Your task - Take every line from the listing below that contains "with".

******

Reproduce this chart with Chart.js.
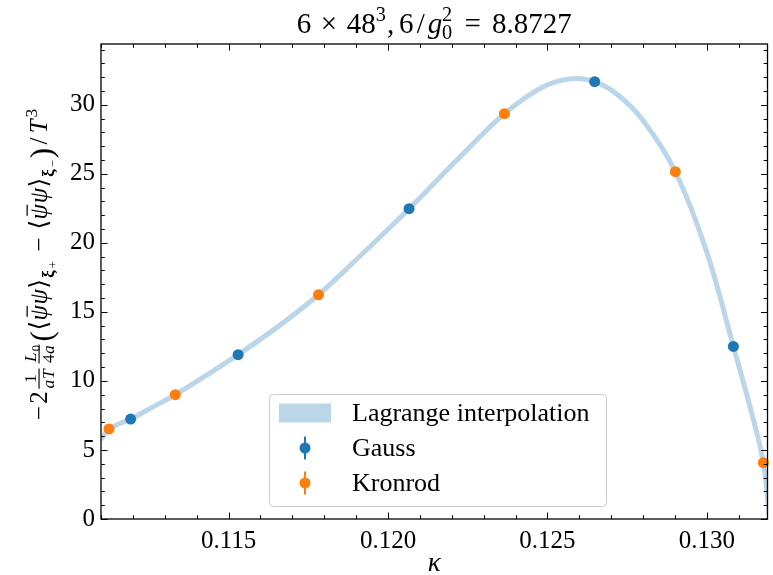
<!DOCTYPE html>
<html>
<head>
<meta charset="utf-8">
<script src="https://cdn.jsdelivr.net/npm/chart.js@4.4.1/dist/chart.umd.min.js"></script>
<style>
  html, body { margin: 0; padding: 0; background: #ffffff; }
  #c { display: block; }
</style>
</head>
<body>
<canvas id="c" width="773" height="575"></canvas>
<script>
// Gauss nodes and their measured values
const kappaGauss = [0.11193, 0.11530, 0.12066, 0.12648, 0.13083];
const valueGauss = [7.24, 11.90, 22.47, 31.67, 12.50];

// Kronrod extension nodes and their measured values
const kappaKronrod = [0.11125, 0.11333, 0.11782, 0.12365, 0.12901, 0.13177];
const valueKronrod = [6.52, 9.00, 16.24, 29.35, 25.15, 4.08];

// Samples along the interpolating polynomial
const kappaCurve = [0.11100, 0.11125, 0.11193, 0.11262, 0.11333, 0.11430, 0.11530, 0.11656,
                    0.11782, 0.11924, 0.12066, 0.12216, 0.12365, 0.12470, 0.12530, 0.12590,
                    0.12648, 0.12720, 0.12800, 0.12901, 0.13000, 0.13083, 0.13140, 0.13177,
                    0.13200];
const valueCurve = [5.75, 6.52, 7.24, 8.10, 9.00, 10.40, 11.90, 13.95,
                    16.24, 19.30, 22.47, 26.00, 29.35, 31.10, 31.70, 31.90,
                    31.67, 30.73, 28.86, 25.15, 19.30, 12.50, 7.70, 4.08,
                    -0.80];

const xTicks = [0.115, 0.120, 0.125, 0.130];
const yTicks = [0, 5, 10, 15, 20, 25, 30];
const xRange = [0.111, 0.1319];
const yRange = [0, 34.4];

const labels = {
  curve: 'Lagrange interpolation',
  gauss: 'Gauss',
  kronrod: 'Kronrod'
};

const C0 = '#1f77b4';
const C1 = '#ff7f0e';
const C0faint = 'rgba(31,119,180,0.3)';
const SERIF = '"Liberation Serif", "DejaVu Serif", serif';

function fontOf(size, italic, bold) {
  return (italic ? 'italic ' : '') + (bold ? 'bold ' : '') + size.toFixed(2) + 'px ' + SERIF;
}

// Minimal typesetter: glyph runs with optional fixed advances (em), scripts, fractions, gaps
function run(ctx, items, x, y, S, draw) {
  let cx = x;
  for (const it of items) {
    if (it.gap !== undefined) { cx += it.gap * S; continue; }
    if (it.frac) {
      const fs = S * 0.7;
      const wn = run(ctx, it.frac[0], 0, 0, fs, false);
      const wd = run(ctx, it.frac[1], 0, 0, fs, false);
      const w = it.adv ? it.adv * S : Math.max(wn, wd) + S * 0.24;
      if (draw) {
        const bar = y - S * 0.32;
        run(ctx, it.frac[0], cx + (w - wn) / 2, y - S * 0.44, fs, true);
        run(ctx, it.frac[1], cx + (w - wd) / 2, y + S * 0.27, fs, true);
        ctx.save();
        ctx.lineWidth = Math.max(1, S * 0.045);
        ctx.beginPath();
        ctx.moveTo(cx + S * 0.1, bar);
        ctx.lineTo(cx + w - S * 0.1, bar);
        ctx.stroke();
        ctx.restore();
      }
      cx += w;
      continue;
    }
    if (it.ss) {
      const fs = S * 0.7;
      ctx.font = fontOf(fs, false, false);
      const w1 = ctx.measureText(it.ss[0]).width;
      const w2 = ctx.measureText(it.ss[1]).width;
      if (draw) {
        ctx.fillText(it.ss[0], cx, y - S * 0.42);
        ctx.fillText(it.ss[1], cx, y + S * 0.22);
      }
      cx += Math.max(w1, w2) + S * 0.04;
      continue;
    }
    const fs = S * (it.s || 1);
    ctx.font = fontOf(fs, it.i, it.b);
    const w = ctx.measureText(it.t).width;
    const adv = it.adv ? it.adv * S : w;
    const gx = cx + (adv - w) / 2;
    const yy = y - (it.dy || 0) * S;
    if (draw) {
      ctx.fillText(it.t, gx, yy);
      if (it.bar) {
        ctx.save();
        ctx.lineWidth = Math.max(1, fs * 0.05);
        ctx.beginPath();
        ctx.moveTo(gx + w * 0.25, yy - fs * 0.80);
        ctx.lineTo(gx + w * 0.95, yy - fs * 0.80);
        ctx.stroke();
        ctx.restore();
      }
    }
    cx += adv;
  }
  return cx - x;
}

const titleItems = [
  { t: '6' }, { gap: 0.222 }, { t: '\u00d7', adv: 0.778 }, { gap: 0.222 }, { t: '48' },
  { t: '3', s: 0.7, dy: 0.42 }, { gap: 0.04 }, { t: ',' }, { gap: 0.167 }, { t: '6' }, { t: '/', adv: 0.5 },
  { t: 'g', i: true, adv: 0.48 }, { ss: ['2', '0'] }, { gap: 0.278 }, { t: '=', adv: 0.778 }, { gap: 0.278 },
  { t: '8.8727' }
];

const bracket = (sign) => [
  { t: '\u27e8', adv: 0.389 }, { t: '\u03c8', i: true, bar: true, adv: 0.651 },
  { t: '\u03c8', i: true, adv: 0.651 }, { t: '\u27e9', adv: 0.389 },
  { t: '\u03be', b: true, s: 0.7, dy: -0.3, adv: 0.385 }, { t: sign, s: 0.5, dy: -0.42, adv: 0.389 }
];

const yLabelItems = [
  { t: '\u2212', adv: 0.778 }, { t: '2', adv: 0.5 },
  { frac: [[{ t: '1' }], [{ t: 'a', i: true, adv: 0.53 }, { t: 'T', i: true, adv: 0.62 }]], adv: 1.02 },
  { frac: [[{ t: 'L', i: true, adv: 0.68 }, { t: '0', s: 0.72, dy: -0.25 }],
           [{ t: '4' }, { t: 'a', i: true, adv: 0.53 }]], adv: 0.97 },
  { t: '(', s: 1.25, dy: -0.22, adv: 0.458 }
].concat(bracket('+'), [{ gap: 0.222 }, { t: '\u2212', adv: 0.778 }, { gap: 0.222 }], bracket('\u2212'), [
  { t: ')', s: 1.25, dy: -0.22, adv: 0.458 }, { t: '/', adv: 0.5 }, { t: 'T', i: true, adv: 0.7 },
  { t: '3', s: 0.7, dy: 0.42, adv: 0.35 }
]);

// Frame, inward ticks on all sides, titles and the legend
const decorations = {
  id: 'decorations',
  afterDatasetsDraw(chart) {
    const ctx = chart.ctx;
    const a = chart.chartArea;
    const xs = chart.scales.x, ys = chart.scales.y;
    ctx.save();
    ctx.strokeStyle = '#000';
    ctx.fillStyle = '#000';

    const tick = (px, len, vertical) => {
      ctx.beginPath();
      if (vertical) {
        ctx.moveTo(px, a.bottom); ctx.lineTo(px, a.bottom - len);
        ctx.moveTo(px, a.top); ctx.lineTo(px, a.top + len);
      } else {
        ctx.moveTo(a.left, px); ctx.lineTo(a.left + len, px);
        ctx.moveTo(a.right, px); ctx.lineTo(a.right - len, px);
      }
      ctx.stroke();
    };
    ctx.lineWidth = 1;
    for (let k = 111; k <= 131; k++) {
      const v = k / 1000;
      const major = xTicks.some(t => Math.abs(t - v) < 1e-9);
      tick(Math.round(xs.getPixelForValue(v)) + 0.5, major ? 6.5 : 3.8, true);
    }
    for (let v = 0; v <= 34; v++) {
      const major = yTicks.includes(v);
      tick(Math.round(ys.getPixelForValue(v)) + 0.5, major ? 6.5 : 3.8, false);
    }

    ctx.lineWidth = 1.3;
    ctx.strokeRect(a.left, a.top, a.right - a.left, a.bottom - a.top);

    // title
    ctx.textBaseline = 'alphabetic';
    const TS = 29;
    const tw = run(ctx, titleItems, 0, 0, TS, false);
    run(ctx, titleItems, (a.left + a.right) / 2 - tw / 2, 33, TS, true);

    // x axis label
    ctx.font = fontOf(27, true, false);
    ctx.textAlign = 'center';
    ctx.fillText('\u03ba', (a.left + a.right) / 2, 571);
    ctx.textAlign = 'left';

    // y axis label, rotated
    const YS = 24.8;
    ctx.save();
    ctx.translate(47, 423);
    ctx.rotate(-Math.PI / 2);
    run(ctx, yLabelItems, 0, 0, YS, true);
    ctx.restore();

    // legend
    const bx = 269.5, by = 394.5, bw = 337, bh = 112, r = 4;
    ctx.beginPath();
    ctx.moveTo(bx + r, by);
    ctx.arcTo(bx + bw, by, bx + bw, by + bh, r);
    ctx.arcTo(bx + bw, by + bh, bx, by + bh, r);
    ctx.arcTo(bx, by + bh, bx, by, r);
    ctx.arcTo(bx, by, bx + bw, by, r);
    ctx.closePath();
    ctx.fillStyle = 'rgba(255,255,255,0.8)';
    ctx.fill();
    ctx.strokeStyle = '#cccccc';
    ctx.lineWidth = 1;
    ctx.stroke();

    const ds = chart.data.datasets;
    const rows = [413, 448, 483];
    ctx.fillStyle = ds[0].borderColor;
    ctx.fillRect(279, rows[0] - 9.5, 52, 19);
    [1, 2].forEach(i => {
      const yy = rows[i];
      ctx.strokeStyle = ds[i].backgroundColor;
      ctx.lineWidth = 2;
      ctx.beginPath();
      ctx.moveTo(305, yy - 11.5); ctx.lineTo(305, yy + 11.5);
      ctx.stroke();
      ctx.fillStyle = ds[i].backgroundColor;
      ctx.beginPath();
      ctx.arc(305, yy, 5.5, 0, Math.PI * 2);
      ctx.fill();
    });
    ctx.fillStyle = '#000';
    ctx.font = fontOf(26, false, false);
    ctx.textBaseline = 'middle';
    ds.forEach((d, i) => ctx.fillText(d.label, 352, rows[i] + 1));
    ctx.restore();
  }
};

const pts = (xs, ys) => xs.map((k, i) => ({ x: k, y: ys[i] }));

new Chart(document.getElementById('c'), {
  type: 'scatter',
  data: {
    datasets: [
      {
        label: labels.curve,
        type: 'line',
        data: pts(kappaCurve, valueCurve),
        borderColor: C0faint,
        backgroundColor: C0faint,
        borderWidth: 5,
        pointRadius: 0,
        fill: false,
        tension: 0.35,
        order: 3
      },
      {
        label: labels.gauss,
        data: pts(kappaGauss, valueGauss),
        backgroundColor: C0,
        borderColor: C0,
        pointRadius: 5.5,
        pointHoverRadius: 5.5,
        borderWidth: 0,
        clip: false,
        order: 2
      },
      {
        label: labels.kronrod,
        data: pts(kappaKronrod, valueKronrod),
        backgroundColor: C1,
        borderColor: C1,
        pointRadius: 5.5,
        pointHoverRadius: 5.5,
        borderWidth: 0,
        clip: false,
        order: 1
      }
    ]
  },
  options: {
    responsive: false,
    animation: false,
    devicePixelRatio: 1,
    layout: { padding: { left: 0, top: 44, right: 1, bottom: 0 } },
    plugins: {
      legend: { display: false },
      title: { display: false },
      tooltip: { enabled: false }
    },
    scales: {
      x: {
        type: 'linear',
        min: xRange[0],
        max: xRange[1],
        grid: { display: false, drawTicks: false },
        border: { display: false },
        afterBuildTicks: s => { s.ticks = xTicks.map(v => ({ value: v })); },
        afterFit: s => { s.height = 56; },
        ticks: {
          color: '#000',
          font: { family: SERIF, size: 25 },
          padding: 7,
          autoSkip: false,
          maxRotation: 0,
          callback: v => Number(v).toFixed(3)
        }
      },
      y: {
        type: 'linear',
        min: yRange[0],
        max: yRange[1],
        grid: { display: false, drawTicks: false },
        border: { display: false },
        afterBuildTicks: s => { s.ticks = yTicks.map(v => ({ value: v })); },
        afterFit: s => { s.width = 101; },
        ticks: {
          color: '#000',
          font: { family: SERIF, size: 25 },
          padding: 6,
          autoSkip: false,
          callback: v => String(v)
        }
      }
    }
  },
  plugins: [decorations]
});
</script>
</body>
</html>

******

Solution to this problem -
Reproduce this chart with Chart.js.
// Minimal typesetter: glyph runs with optional fixed advances (em), scripts, fractions, gaps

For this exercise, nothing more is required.